## Objective
Begin with the first line of the material and copy each line word for word through the line that contains "sp.set_linewidth(1.3)"; the pictures are left out.

— BEGIN Extracted material —

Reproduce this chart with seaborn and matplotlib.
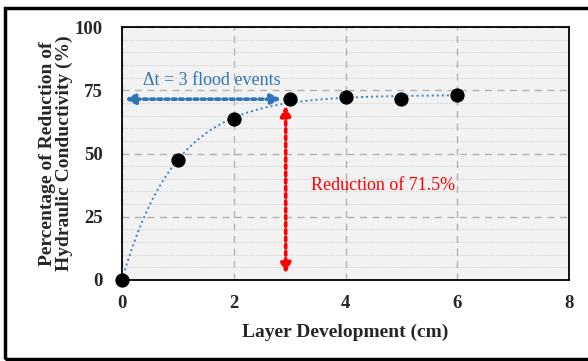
import numpy as np
import pandas as pd
import matplotlib
matplotlib.use("Agg")
import matplotlib.pyplot as plt
from matplotlib.patches import Rectangle
import seaborn as sns

# data
layer_cm = [0, 1, 2, 3, 4, 5, 6]
reduction_pct = [0, 47.5, 63.5, 71.5, 72.5, 71.5, 73.0]
x_ticks = [0, 2, 4, 6, 8]
y_ticks = [0, 25, 50, 75, 100]

df = pd.DataFrame({"layer": layer_cm, "reduction": reduction_pct})

# exponential trend line y = a*(1-exp(-b x)), fitted to the points
xs = np.array(layer_cm, float)
ys = np.array(reduction_pct, float)
best = None
for b in np.linspace(0.1, 3, 600):
    g = 1 - np.exp(-b * xs)
    a = (g @ ys) / (g @ g)
    err = ((a * g - ys) ** 2).sum()
    if best is None or err < best[0]:
        best = (err, a, b)
_, a_fit, b_fit = best
xfit = np.linspace(0, 6, 200)
fit = pd.DataFrame({"layer": xfit, "reduction": a_fit * (1 - np.exp(-b_fit * xfit))})

sns.set_style("white")
plt.rcParams["font.family"] = ["Liberation Serif", "DejaVu Serif"]

fig = plt.figure(figsize=(5.88, 3.61), dpi=100)
ax = fig.add_axes([0.2075, 0.2244, 0.7602, 0.7006])
ax.set_facecolor("#f2f2f2")

# outer frame
fig.patches.append(Rectangle((0.009, 0.006), 0.995, 0.972, transform=fig.transFigure,
                             fill=False, edgecolor="black", linewidth=2.5))

sns.lineplot(data=fit, x="layer", y="reduction", ax=ax, color="#3a82c4",
             linestyle=(0, (1, 1.6)), linewidth=1.4, zorder=3)
sns.scatterplot(data=df, x="layer", y="reduction", ax=ax, color="black",
                s=90, edgecolor="black", zorder=5, clip_on=False)

ax.set_xlim(0, 8)
ax.set_ylim(0, 100)
ax.set_xticks(x_ticks)
ax.set_yticks(y_ticks)
ax.set_yticks(np.arange(0, 101, 5), minor=True)
ax.grid(which="major", axis="both", color="#b0b0b0", linestyle=(0, (5, 4)), linewidth=1.0)
ax.grid(which="minor", axis="y", color="#d4d4d4", linestyle=(0, (1, 1)), linewidth=0.8)
ax.tick_params(which="both", length=0, labelsize=13.5)
ax.tick_params(axis="y", pad=14)
ax.tick_params(axis="x", pad=11)
for lab in ax.get_xticklabels() + ax.get_yticklabels():
    lab.set_fontweight("bold")
for sp in ax.spines.values():
    sp.set_color("black")
    sp.set_linewidth(1.3)

ax.set_xlabel("Layer Development (cm)", fontsize=14, fontweight="bold", labelpad=8)
ax.set_ylabel("Percentage of Reduction of\nHydraulic Conductivity (%)", fontsize=14,
              fontweight="bold", labelpad=1, linespacing=0.95)

# annotations
ax.annotate("", xy=(0.05, 71.5), xytext=(2.85, 71.5),
            arrowprops=dict(arrowstyle="<|-|>", color="#2e75b6", linestyle=(0, (1, 1)),
                            linewidth=2.6, mutation_scale=15, shrinkA=0, shrinkB=0))
ax.text(1.6, 79, "\u0394t = 3 flood events", color="#2e75b6", fontsize=13,
        ha="center", va="center")
ax.annotate("", xy=(2.93, 69), xytext=(2.93, 2.5),
            arrowprops=dict(arrowstyle="<|-|>", color="#ff0000", linestyle=(0, (1, 1)),
                            linewidth=2.6, mutation_scale=15, shrinkA=0, shrinkB=0))
ax.text(4.67, 37.5, "Reduction of 71.5%", color="#ff0000", fontsize=13,
        ha="center", va="center")

fig.savefig("out.png", dpi=100)
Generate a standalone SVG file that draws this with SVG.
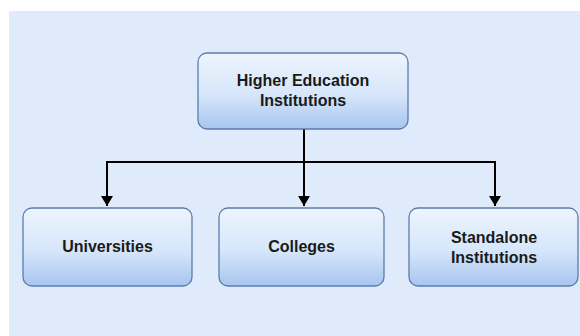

— END Extracted material —

## Exercise output
Reproduce this chart with seaborn and matplotlib.
import numpy as np
import pandas as pd
import matplotlib
matplotlib.use("Agg")
import matplotlib.pyplot as plt
from matplotlib.patches import Rectangle
import seaborn as sns

# data
layer_cm = [0, 1, 2, 3, 4, 5, 6]
reduction_pct = [0, 47.5, 63.5, 71.5, 72.5, 71.5, 73.0]
x_ticks = [0, 2, 4, 6, 8]
y_ticks = [0, 25, 50, 75, 100]

df = pd.DataFrame({"layer": layer_cm, "reduction": reduction_pct})

# exponential trend line y = a*(1-exp(-b x)), fitted to the points
xs = np.array(layer_cm, float)
ys = np.array(reduction_pct, float)
best = None
for b in np.linspace(0.1, 3, 600):
    g = 1 - np.exp(-b * xs)
    a = (g @ ys) / (g @ g)
    err = ((a * g - ys) ** 2).sum()
    if best is None or err < best[0]:
        best = (err, a, b)
_, a_fit, b_fit = best
xfit = np.linspace(0, 6, 200)
fit = pd.DataFrame({"layer": xfit, "reduction": a_fit * (1 - np.exp(-b_fit * xfit))})

sns.set_style("white")
plt.rcParams["font.family"] = ["Liberation Serif", "DejaVu Serif"]

fig = plt.figure(figsize=(5.88, 3.61), dpi=100)
ax = fig.add_axes([0.2075, 0.2244, 0.7602, 0.7006])
ax.set_facecolor("#f2f2f2")

# outer frame
fig.patches.append(Rectangle((0.009, 0.006), 0.995, 0.972, transform=fig.transFigure,
                             fill=False, edgecolor="black", linewidth=2.5))

sns.lineplot(data=fit, x="layer", y="reduction", ax=ax, color="#3a82c4",
             linestyle=(0, (1, 1.6)), linewidth=1.4, zorder=3)
sns.scatterplot(data=df, x="layer", y="reduction", ax=ax, color="black",
                s=90, edgecolor="black", zorder=5, clip_on=False)

ax.set_xlim(0, 8)
ax.set_ylim(0, 100)
ax.set_xticks(x_ticks)
ax.set_yticks(y_ticks)
ax.set_yticks(np.arange(0, 101, 5), minor=True)
ax.grid(which="major", axis="both", color="#b0b0b0", linestyle=(0, (5, 4)), linewidth=1.0)
ax.grid(which="minor", axis="y", color="#d4d4d4", linestyle=(0, (1, 1)), linewidth=0.8)
ax.tick_params(which="both", length=0, labelsize=13.5)
ax.tick_params(axis="y", pad=14)
ax.tick_params(axis="x", pad=11)
for lab in ax.get_xticklabels() + ax.get_yticklabels():
    lab.set_fontweight("bold")
for sp in ax.spines.values():
    sp.set_color("black")
    sp.set_linewidth(1.3)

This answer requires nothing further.